De zon gaat bijna onder en vanwege het slechte weer krijgen we dus geen mooie zonsondergang. Het wordt ook kouder en we zijn dan ook blij wanneer Nick rechtsomkeer maakt en terug naar het kamp rijdt. We hebben alvast onze achterwerkmassage gekregen want de wegen zijn hier erg hobbelig. Rond half acht zijn we terug en daar krijgen we een Afrikaans drankje, in een klein glaasje, er wordt eerst muntlikeur ingegoten en daar bovenop amarula, een soort baileys. Echt lekker vind ik het niet, geef mij de amarula maar zonder die muntlikeur. De Brazilianen vinden het uiteraard top! Daarna gaan we opnieuw aan tafel voor het diner. Energiezuinige verlichting en lampen op zonne-energie zorgen voor een speciale sfeer. Als voorgerecht krijgen we gefrituurde champignons en ik ben best trots op mezelf want ik heb er toch eentje opgegeten. Beetje grenzen verleggen. Op het buffet dat volgt, ligt kip, lamsvlees, een soort polenta die ze hier pap noemen met tomatensaus, bloemkool en er is ook heerlijk brood. Het toetje is een halva pudding met vanillesaus maar deze vinden we niet zo lekker als die van enkele dagen geleden. 

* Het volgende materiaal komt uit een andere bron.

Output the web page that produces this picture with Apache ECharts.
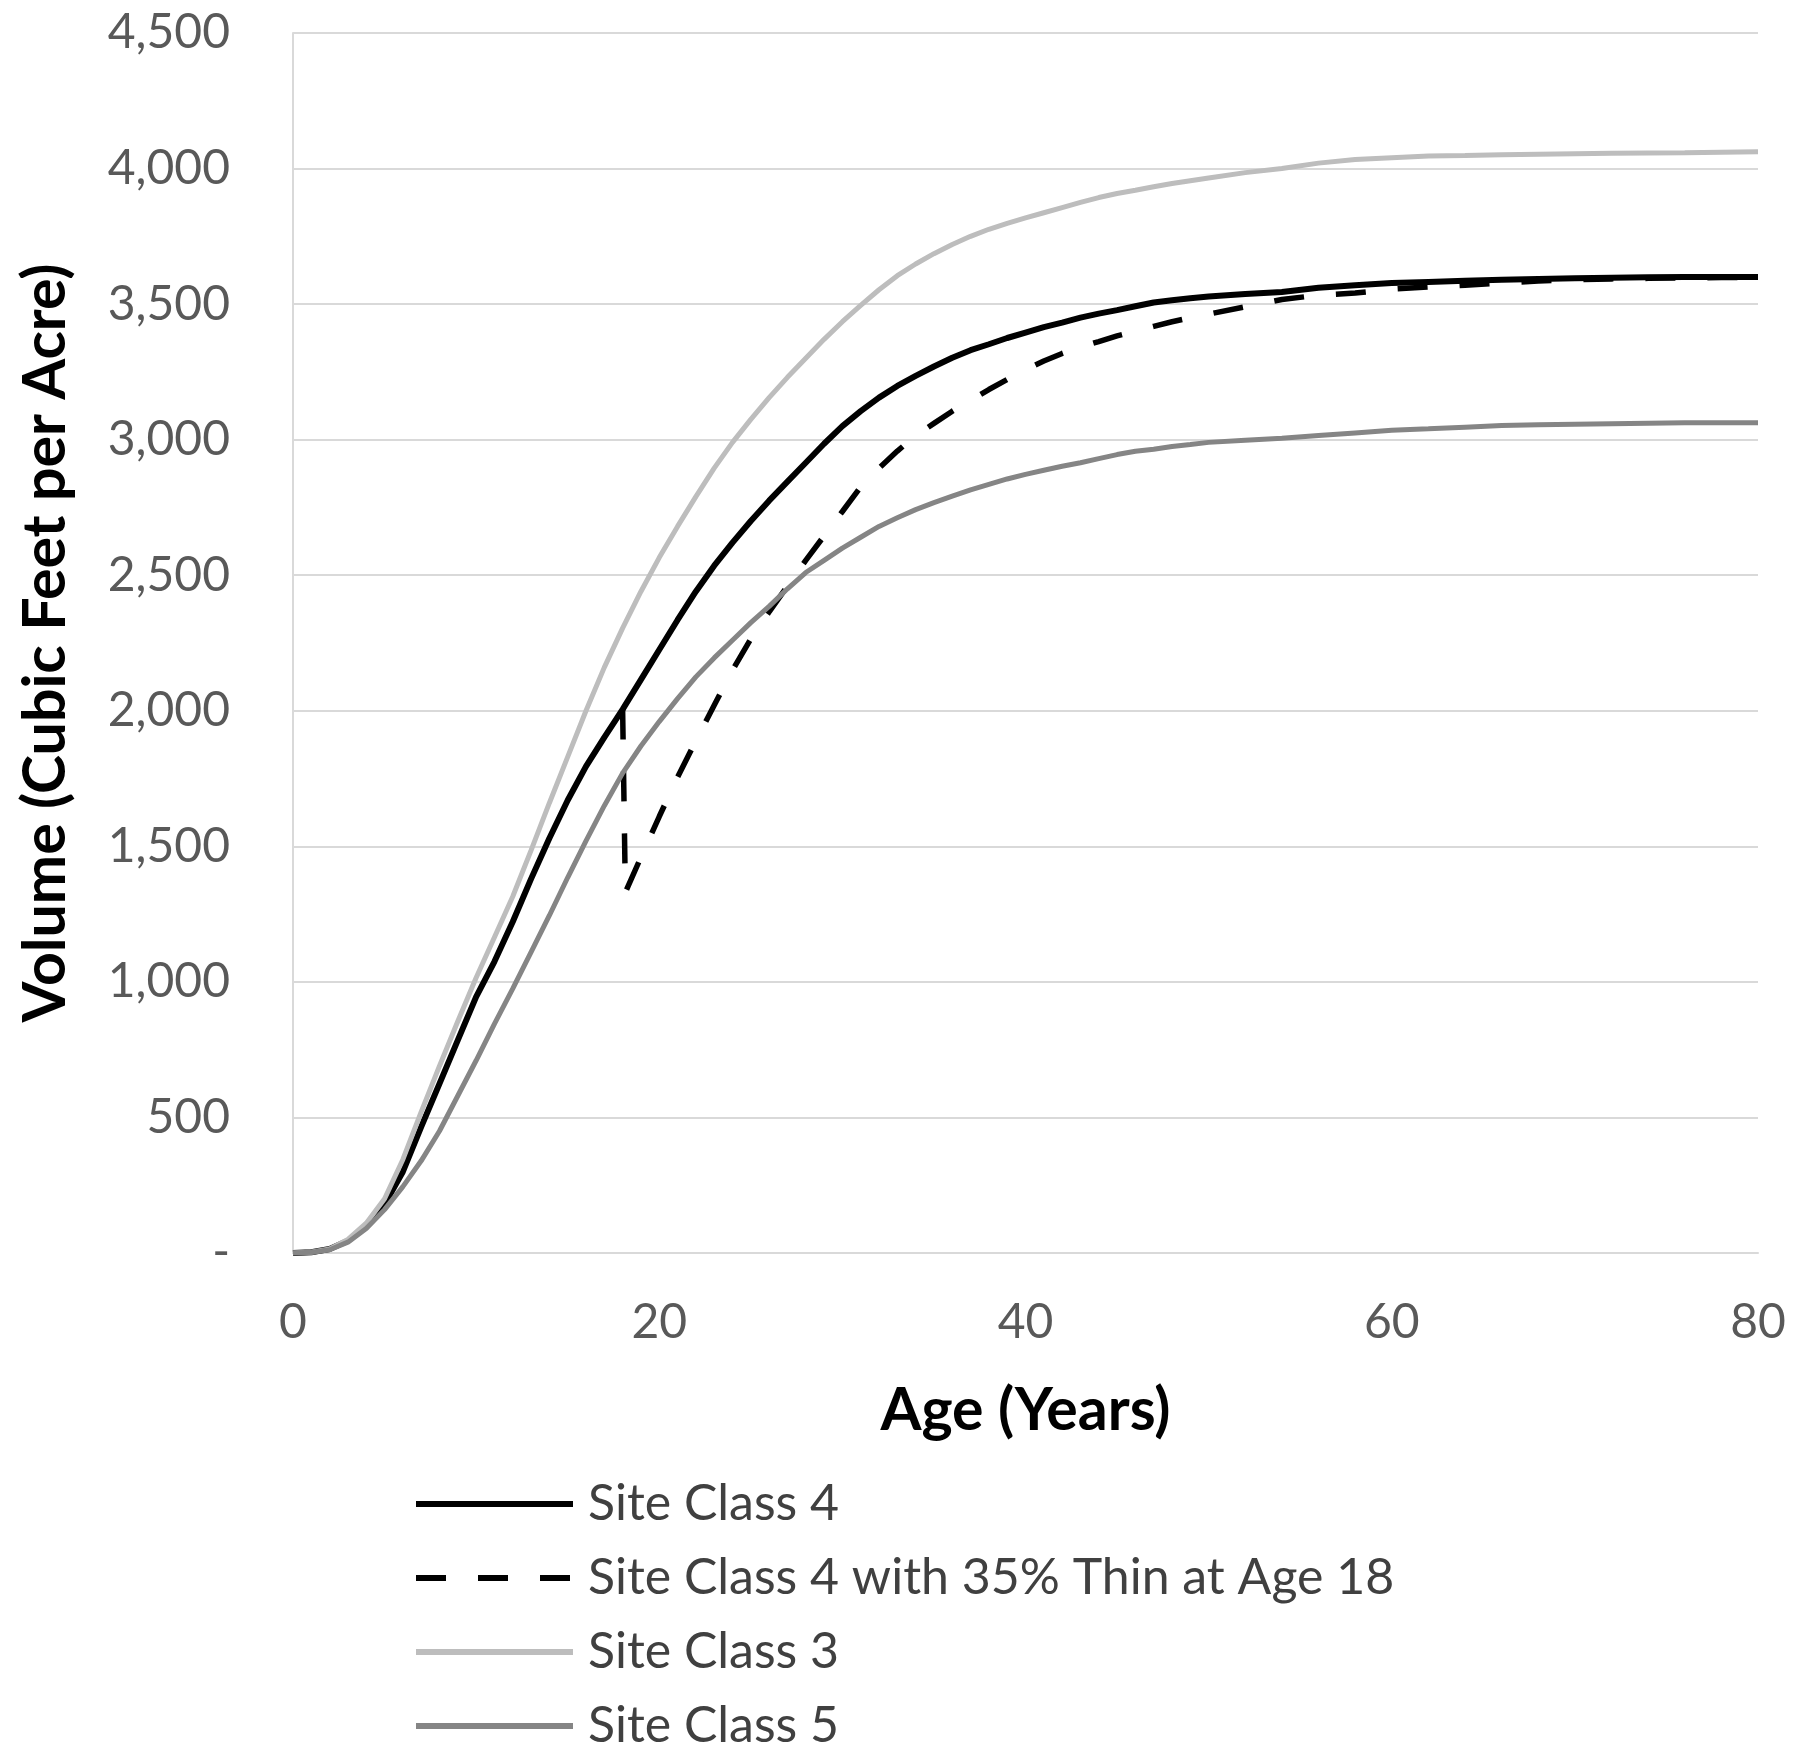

Er is geen wifi in de kamer (af en toe in de main lodge wel), wat goed is want zo praat je met je reisgenoten en leer je de mensen echt kennen. Laat ons eerlijk zijn, leven zonder wifi, dat hebben we de laatste jaren nog niet echt ervaren. We sluiten de avond af met fijne gesprekken en een goed glas witte wijn.


Terug in de tent voelen we de vochtigheid in de lucht. Alles is klam en wanneer we in ons bedje kruipen, moet Dee Dee toch een knopje omdraaien. Misschien heb ik haar wat ‘vies’ gemaakt  toen ik zei dat ze best haar slippers aandoet en een lampje meeneemt wanneer ze s’ avonds naar het toilet gaat, vanwege de beestjes. Ja, we zien ze niet altijd maar ze zitten er wel, getuige dat ik al een kever heb doodgetrapt daarnet. Ook al is kamperen niet haar ding, ze doet het toch maar! De wekker wordt op 4u30 gezet want morgenvroeg is het samenkomst om 5 uur voor de ochtend safari. Met de geluiden van de wildernis vallen we in slaap.